Jeera yesterday settled higher by 3.46% at 20,190 on value buying amid lower arrivals, as Diwali holidays in several markets restricted inflows. However, the upside remained capped due to sluggish export demand post the retail season. Support came after the GST Council reduced the GST rate to 5%, expected to boost FMCG exports and domestic consumption. Despite this, market sentiment stayed cautious as comfortable supplies and weak overseas interest continued to weigh on prices. Farmers still hold around 20 lakh bags of cumin, with only 3–4 lakh bags likely to be traded by season-end, leaving an estimated carry-forward stock of about 16 lakh bags. Production for the current season is expected at 90–92 lakh bags, slightly below last year’s 1.10 crore bags, due to reduced sowing area. Gujarat’s output is projected at 42–45 lakh bags and Rajasthan’s at 48–50 lakh bags. Globally, production in China is pegged at 70,000–80,000 tonnes, while Syria, Turkey, and Afghanistan are estimated to produce around 9,000–12,000 tonnes each.
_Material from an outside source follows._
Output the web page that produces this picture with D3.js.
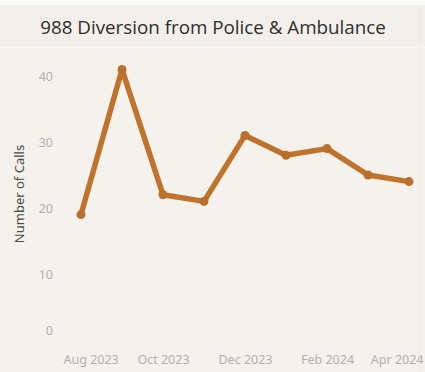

Despite reduced global supply, India’s exports during April–August 2025 declined by 17.02% to 85,977 tonnes from 1.03 lakh tonnes last year, reflecting muted foreign buying. In Unjha, a key spot market, prices fell 0.68% to 18,796. Technically, the market is under fresh buying, with open interest rising 1.74% to 3,153. Support is seen at 19,790 and 19,380, while resistance is likely at 20,450 and 20,700 on the higher side.

Trading Ideas:

* Jeera trading range for the day is 19380-20700.

* Jeera prices gained on level buying amid low arrivals.

* GST council lowers GST rate to 5% which will support FMCG exports & domestic demand.

* The farmers still have about 20 lakh bags of cumin.

* In Unjha, a major spot market, the price ended at 18796.35 Rupees dropped by -0.68 percent.